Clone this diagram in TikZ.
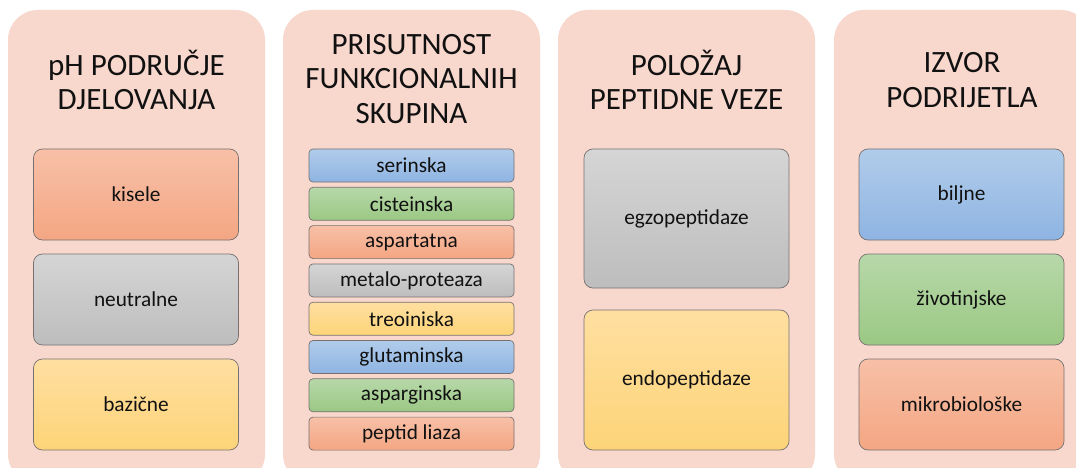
\documentclass[tikz,border=0pt]{standalone}
\usepackage{fontspec}
\setmainfont{Carlito}
\definecolor{panelbg}{HTML}{F8D7CD}
\definecolor{boxline}{HTML}{767171}
\definecolor{orT}{HTML}{F7C0A7}
\definecolor{orB}{HTML}{F4A683}
\definecolor{grT}{HTML}{D5D5D5}
\definecolor{grB}{HTML}{BDBDBD}
\definecolor{yeT}{HTML}{FFDFA1}
\definecolor{yeB}{HTML}{FDD478}
\definecolor{blT}{HTML}{B1CCEA}
\definecolor{blB}{HTML}{8EB4E2}
\definecolor{gnT}{HTML}{B7D8A9}
\definecolor{gnB}{HTML}{9BC884}
\definecolor{txt}{HTML}{111111}
\begin{document}
\begin{tikzpicture}[x=1pt,y=-1pt,
  panel/.style={fill=panelbg, rounded corners=30pt, minimum width=257pt, minimum height=474pt, inner sep=0pt},
  title/.style={font=\fontsize{31}{34.5}\selectfont, align=center, text=txt},
  bigbox/.style={draw=boxline, line width=0.7pt, rounded corners=9pt, minimum width=205pt, minimum height=91pt, inner sep=0pt, font=\fontsize{21.3}{24}\selectfont, text=txt},
  smallbox/.style={draw=boxline, line width=0.7pt, rounded corners=4pt, minimum width=205pt, minimum height=33pt, inner sep=0pt, font=\fontsize{21.3}{24}\selectfont, text=txt},
  orF/.style={top color=orT, bottom color=orB},
  grF/.style={top color=grT, bottom color=grB},
  yeF/.style={top color=yeT, bottom color=yeB},
  blF/.style={top color=blT, bottom color=blB},
  gnF/.style={top color=gnT, bottom color=gnB}]
\clip (0,0) rectangle (1076,468);
\fill[white] (0,0) rectangle (1076,468);
% panels
\node[panel] (p1) at (136.5,247) {};
\node[panel] (p2) at (411.5,247) {};
\node[panel] (p3) at (686.5,247) {};
\node[panel] (p4) at (962.5,247) {};
% titles
\node[title] (t1) at (136.5,80) {pH PODRUČJE\\DJELOVANJA};
\node[title] (t2) at (411.5,79) {PRISUTNOST\\FUNKCIONALNIH\\SKUPINA};
\node[title] (t3) at (686.5,80) {POLOŽAJ\\PEPTIDNE VEZE};
\node[title] (t4) at (962,80) {IZVOR\\PODRIJETLA};
% column 1
\node[bigbox,orF] (kis) at (136,194.5) {kisele};
\node[bigbox,grF] (neu) at (136,299.5) {neutralne};
\node[bigbox,yeF] (baz) at (136,404.5) {bazične};
% column 2
\node[smallbox,blF] (ser) at (411.5,165.5) {serinska};
\node[smallbox,gnF] (cis) at (411.5,203.8) {cisteinska};
\node[smallbox,orF] (asp) at (411.5,242.1) {aspartatna};
\node[smallbox,grF] (met) at (411.5,280.4) {metalo-proteaza};
\node[smallbox,yeF] (tre) at (411.5,318.7) {treoiniska};
\node[smallbox,blF] (glu) at (411.5,357.0) {glutaminska};
\node[smallbox,gnF] (asg) at (411.5,395.3) {asparginska};
\node[smallbox,orF] (pep) at (411.5,433.6) {peptid liaza};
% column 3
\node[bigbox,grF,minimum height=139pt] (egz) at (686.5,218.5) {egzopeptidaze};
\node[bigbox,yeF,minimum height=140pt] (end) at (686.5,380) {endopeptidaze};
% column 4
\node[bigbox,blF] (bil) at (961.5,194.5) {biljne};
\node[bigbox,gnF] (ziv) at (961.5,299.5) {životinjske};
\node[bigbox,orF] (mik) at (961.5,404.5) {mikrobiološke};
\end{tikzpicture}
\end{document}
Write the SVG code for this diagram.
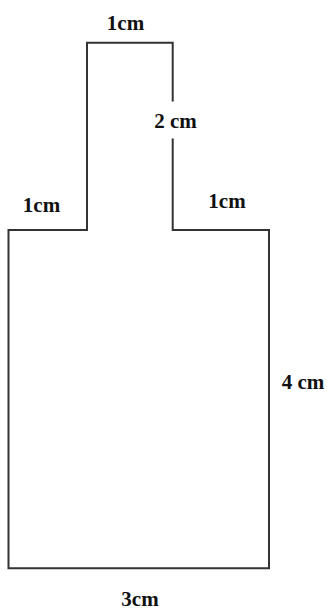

_AIM OF THE EXERCISE_
Return each line from the material above exactly, but not the pictures.

_WORKED ANSWER_
Clone this diagram in TikZ.
\documentclass[tikz,border=0pt]{standalone}
\usepackage{fontspec}
\setmainfont{Carlito}
\definecolor{panelbg}{HTML}{F8D7CD}
\definecolor{boxline}{HTML}{767171}
\definecolor{orT}{HTML}{F7C0A7}
\definecolor{orB}{HTML}{F4A683}
\definecolor{grT}{HTML}{D5D5D5}
\definecolor{grB}{HTML}{BDBDBD}
\definecolor{yeT}{HTML}{FFDFA1}
\definecolor{yeB}{HTML}{FDD478}
\definecolor{blT}{HTML}{B1CCEA}
\definecolor{blB}{HTML}{8EB4E2}
\definecolor{gnT}{HTML}{B7D8A9}
\definecolor{gnB}{HTML}{9BC884}
\definecolor{txt}{HTML}{111111}
\begin{document}
\begin{tikzpicture}[x=1pt,y=-1pt,
  panel/.style={fill=panelbg, rounded corners=30pt, minimum width=257pt, minimum height=474pt, inner sep=0pt},
  title/.style={font=\fontsize{31}{34.5}\selectfont, align=center, text=txt},
  bigbox/.style={draw=boxline, line width=0.7pt, rounded corners=9pt, minimum width=205pt, minimum height=91pt, inner sep=0pt, font=\fontsize{21.3}{24}\selectfont, text=txt},
  smallbox/.style={draw=boxline, line width=0.7pt, rounded corners=4pt, minimum width=205pt, minimum height=33pt, inner sep=0pt, font=\fontsize{21.3}{24}\selectfont, text=txt},
  orF/.style={top color=orT, bottom color=orB},
  grF/.style={top color=grT, bottom color=grB},
  yeF/.style={top color=yeT, bottom color=yeB},
  blF/.style={top color=blT, bottom color=blB},
  gnF/.style={top color=gnT, bottom color=gnB}]
\clip (0,0) rectangle (1076,468);
\fill[white] (0,0) rectangle (1076,468);
% panels
\node[panel] (p1) at (136.5,247) {};
\node[panel] (p2) at (411.5,247) {};
\node[panel] (p3) at (686.5,247) {};
\node[panel] (p4) at (962.5,247) {};
% titles
\node[title] (t1) at (136.5,80) {pH PODRUČJE\\DJELOVANJA};
\node[title] (t2) at (411.5,79) {PRISUTNOST\\FUNKCIONALNIH\\SKUPINA};
\node[title] (t3) at (686.5,80) {POLOŽAJ\\PEPTIDNE VEZE};
\node[title] (t4) at (962,80) {IZVOR\\PODRIJETLA};
% column 1
\node[bigbox,orF] (kis) at (136,194.5) {kisele};
\node[bigbox,grF] (neu) at (136,299.5) {neutralne};
\node[bigbox,yeF] (baz) at (136,404.5) {bazične};
% column 2
\node[smallbox,blF] (ser) at (411.5,165.5) {serinska};
\node[smallbox,gnF] (cis) at (411.5,203.8) {cisteinska};
\node[smallbox,orF] (asp) at (411.5,242.1) {aspartatna};
\node[smallbox,grF] (met) at (411.5,280.4) {metalo-proteaza};
\node[smallbox,yeF] (tre) at (411.5,318.7) {treoiniska};
\node[smallbox,blF] (glu) at (411.5,357.0) {glutaminska};
\node[smallbox,gnF] (asg) at (411.5,395.3) {asparginska};
\node[smallbox,orF] (pep) at (411.5,433.6) {peptid liaza};
% column 3
\node[bigbox,grF,minimum height=139pt] (egz) at (686.5,218.5) {egzopeptidaze};
\node[bigbox,yeF,minimum height=140pt] (end) at (686.5,380) {endopeptidaze};
% column 4
\node[bigbox,blF] (bil) at (961.5,194.5) {biljne};
\node[bigbox,gnF] (ziv) at (961.5,299.5) {životinjske};
\node[bigbox,orF] (mik) at (961.5,404.5) {mikrobiološke};
\end{tikzpicture}
\end{document}
Write the SVG code for this diagram.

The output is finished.